A walk to the stables

A walk to the stables
Tamerin at the horses: we walked there on Thursday and talked rugby nearly all the way!

Saturday, January 17, 2009

First two days

We spent the first day fixing the year calendar on the computer. I made a calendar on Excel for Tammy, but I made it in Grade 1 font. I forgot that their computer does not have Grade 1 font, so Tammy had to select all and change the font to Ariel. It was good Excel practice nevertheless. I have had this calendar for a long time: every year I just retype the first 7 days of the month and Excel calculates the rest e.g. if the first Monday is 3 and in Cell A4 then the next Monday is =A4 + 7, i.e. 10. I have to change the holidays of course. It takes a little bit of time to do it, but then I get a custom made calendar. Next year I will let Tammy make all the changes.

She also completed the weather charts and register of November 08 on Excel. She fills in the weather on the calendar every day and on the first day of the next month, she enters this handwritten data onto an excel data base. Excel automatically reflects this data in visual charts. Tammy thinks it is so "cool". It helps to see that summer is hotter and has more rain than winter.

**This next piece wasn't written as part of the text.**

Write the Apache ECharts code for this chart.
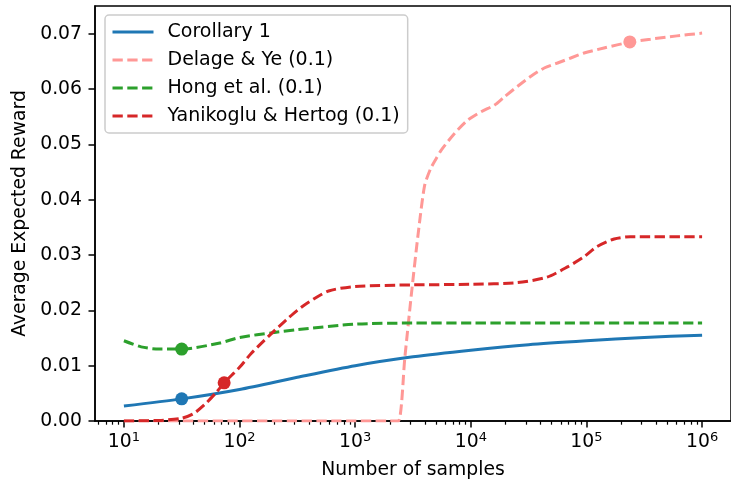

Of course our charts are not complete, because they only reflect the weather of school days, but one gets a reasonable picture anyway. This year we will add the daily rainfall - there is a rain-meter in the garden. Our charts reflected very few rainy days, as she only drew rain on the calendar when it actually. However, it seldom rains in the morning, so her charts reveal only about 1/3 of the rain!

Well last year's charts are now filed along with the printed register and the calendar with the hand written weather on it. Our register reflects all the outings we had and of course also all the sick leave or vacation leave either Tammy or I had.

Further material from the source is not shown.